The reality is that we have to become experimental. We need to actually find out what works for us. Because you don’t really know until you do it.
I interviewed for my book a woman who was bored by the end of her 20s. She was in arts administration, she was incredibly miserable. She decided to give herself a really unusual 30th birthday present, which was to spend a whole year trying out 30 different jobs. She tried out being a manager of a cat hotel, she shadowed a member of Parliament, she tried out advertising. She found out she liked things she never really imagined that she’d like.
How do you pitch that in a job interview? “I want this job for a week.”
The reality is that you can’t go up to the employer and say, “Hey, I’m going to try you out for a week.” But what you can do is try out every contact you have to shadow or volunteer. Of course it’s not possible in every field. You’re not going to be able to try out being a dentist for a week. You need to get out there and talk to people who actually do these careers.
Isn’t that practical only for people who have a lot of money? Most people don’t have the freedom to volunteer for a year.
Many people don’t. Some are going to have to pursue the idea of a branching project -- you hold onto your existing job and do your experiments on the side.
For example, you might be a disgruntled investment banker or elementary teacher, so on the side you start teaching yoga or doing freelance Web design. And you start making these small steps, small experiments, until such time that you build up enough confidence to take the larger leap.
These experiments are really important on a psychological level, because one of the greatest barriers to career change is fear. Around 50 percent of people want to change their jobs, but around half of those people are too afraid to do so. We emphasize everything that could go wrong much more than all the things that could go right. If you do these branching projects, you start overcoming that fear of change.
Does any of this work in the real world? Employers seem to expect job applicants to express passion for even the most tedious, entry-level jobs.
You have to play that game in the interview saying, “I really want to be a data entry clerk.” The reality is, not everyone is going to have the freedom to find something that really embodies all of their passions or their talents.
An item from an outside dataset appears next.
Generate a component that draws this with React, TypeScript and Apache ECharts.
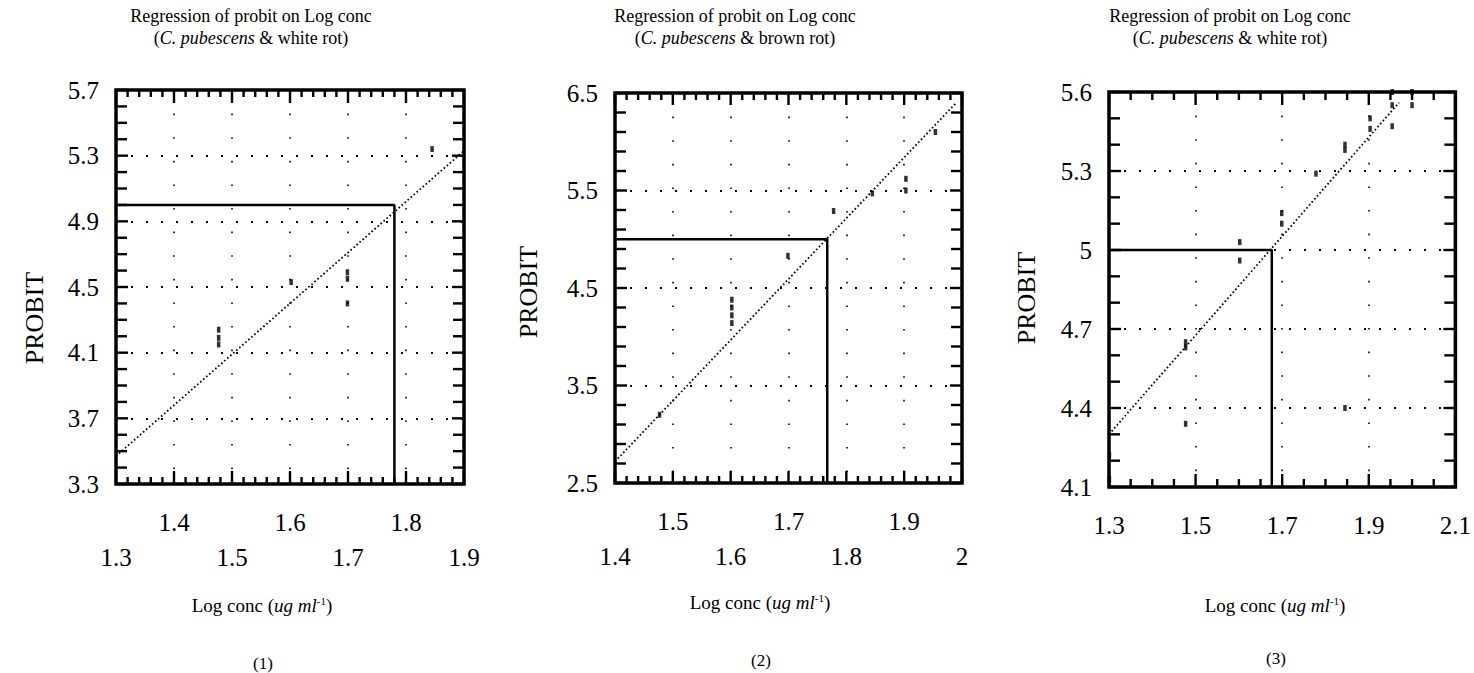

One option is to experiment with the idea of home working. There’s really good evidence that working from home both increases fulfillment and productivity.
Or, can you find a way of working fewer hours? This means weaning yourself off the work ethic. The trick here is to follow the advice of Henry David Thoreau. He said, “A man is rich in proportion to the number of things which he can afford to let alone. Thoreau’s message was what we need to do is to live more simply and more cheaply, reduce the cost of our everyday lifestyle so we don’t have to work as hard or as long. If we can wean ourselves off our high materialist lifestyles, we’ve got a chance of working less.
Besides workers’ taking the initiative to work less, is there a place for better labor regulations to protect people from their employers’ avarice?
One of the great restrictions of the modern workplace is the idea that you’re supposed to be at work between 8 and 5 or 9 and 6, yet your children probably finish school at 3 o’clock in the afternoon. There’s this disjunction between family life and the way the structures of everyday work function.
That’s exacerbated by the lack of paternity leave. In Norway there’s 46 weeks of parental leave which can be shared between both parents. There tends to be a more equal share between men and women of looking after the children. It allows women to keep up careers. I think it’s really important that we recognize there’s a need to shift those legal frameworks for parents.